One should be wary of the word "partnership" as used on both sides of the US-China rift. The reality is that this expression is a substitute for the word alliance. The US has to say the Quad is a partnership, especially when it is trying to disguise or at least dilute the anti-China objectives it wishes to achieve through the Quad. This is part of a bait and switch strategy when the Quad is pitched prospectively to other so called "partners." Once you sign up, then you are moved to act by the US as if you are in the anti-China alliance.
By the same token, the "partnership" between Russia and China which may be more significant, complementary, and meaningful from a geo-strategic standpoint than the Quad, could also potentially be subject to fissures. But the US seems incapable of creating those fissures. One doesn't need to be an international relations expert to observe that the relatively recent US alienation of Russia and China simultaneously is an extraordinary strategic blunder. The former US president, with a marked anti-China policy bias, tried to take a different approach toward Russia but was essentially unable to do so.
It is a US policy choice, poorly considered, to ever increase the hostility toward both "peer rivals," which provoked this potentially disastrous international situation in east Asia. The US appears incapable of resisting the interminable and inexhaustible "national security" demands from both the eastern and western halves of the US world wide military empire. Despite the so called "Asian pivot," it cannot establish reasonable priorities in any theater, and must pursue the internal institutional impulses for more military resources on both fronts simultaneously. This is true not only militarily but diplomatically. The frontiers of the various disputes with Russia and China, respectively, are ever expanding. Across a broad range of issues and areas with each great power, the US assumes a consistently hostile approach, ideologically, economicaly, politically, and militarily. The US does not hesitate to interfere in the internal affairs of either state. Nor does it refrain from creating new military threats on their borders. In a sense, there is no strategy, just indiscriminate hostility. The US repertoire consists almost exclusively of accusations, sanctions, threats, recriminations, and military displays.
Only a few critics have observed that Japan's influence on US Asian policy appears to be playing a strong, if not dominant role, in the defective foreign policy formulation by the US in Asia.* For all practical purposes the so called Indo-Pacific policy is formulated primarily by the Indo-Pacific Command, after consultation with their Japanese intermediaries in Asia. Neither the US nor Japan understand how the world has changed nor their current role in it. The traditional western allies, the UK and France, lend token support to the "values based" Indo-Pacific strategy of the US when, in effect, their contributions are marginal. Britain itself recently displayed a hypocritical intent to violate the NPT and an UNCLOS tribunal judgement against it with respect to the Chagos Islands. So much for the democratic allies' "rules based order." The fact is the US is guilty of overreach when it comes to an almost exclusively confrontational approach to China. This sort of approach toward China lacks depth and sophistication, and can hardly be characterized as diplomatic.

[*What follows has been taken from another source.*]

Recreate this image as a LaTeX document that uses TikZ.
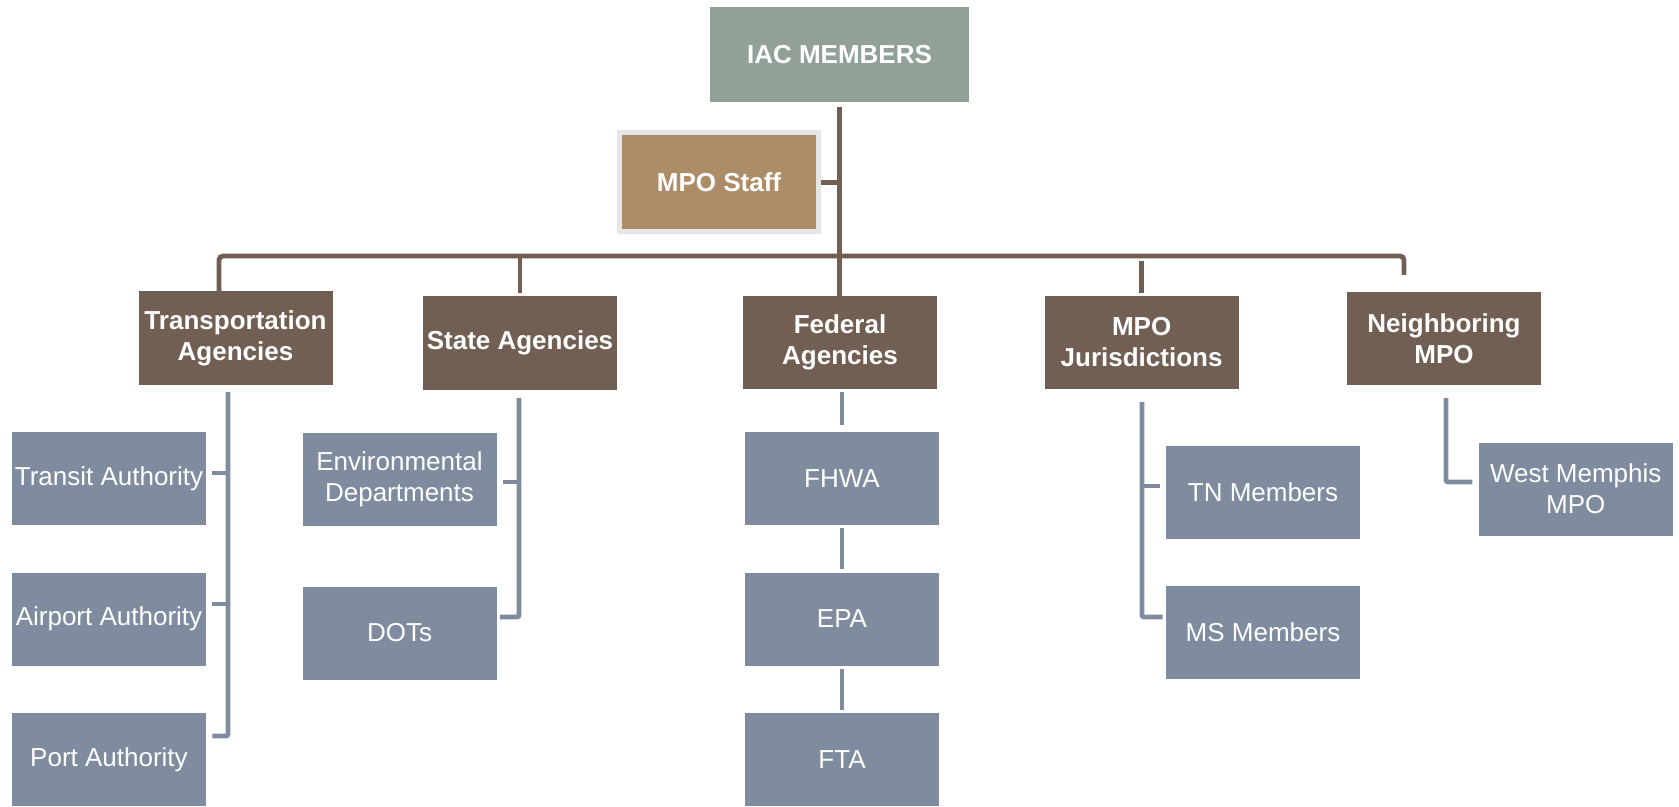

Japan, England and France, as old imperialist legacy states, support the anti-China approach.
*See the blog's three part South China Sea Dispute series:
Part I: Taiwan's Claim to a South China Sea EEZ, August 11 2020
Part II: Forbes: "Strangle China's Economy," August 24, 2020
Part III: US-Japanese plans to "strangle China, August 30, 2020
What is the end goal, Chinese submission? Hardly likely. The US is no more likely to affect change in Hong Kong, or Xinjiang than it was in Tibet. US expressed concerns for human rights in China are hypocritical, pretextual excuses for interference in Chinese internal affairs. In essence they represent thinly disguised regime change efforts and a "divide and conquer" strategy. The sources on reports on human rights abuses in China are almost invariably linked to sponsors in western alliance governments and defense industries. No one has a more oppressive treatment of minorities than the US. To assume that the US government treats its citizens better than China is a cultural affectation that is used to support the cassus belli. In a phrase, the drift is, "we're better than you." A military solution to the Taiwan problem is non-existent. Confrontation in the South China Sea could end in a war.
Over-commitment of US national resources to the military industrial complex and the national security apparatchiks creates the weakness in the US economy and other soft power indices that leave the US less competitive with China. Further it results in a compulsion to engage in threats, sanctions, and other confrontations to compensate for those very deficiencies. It won't work. It's a vicious cycle that leads to domestic instability, less international US credibility and legitimacy, and greater risk of military conflict.
Finally, it must be emphasized, that the inability to negotiate with China is a product of two deep seated deleterious trends in the US. The first is relentless militarism, arising from the aforementioned constituency of the military industrial state, traditional media, and other civil institutions in its service. The second is a deep seated intolerant ethnocentrism, often characterized as American exceptionalism, but now propagated as American "values," to bolster the public relations' appeal of US policies. The renamed exceptionalism is, in large part, a manifestation of a powerful historical tradition of imperialism, racism, and condescension toward Asian peoples in particular. These historical impulses effectively overwhelm the necessary consideration, restraint, flexibility and tolerance that is required in any foreign policy that is in the long term strategic interests of the US and its allies.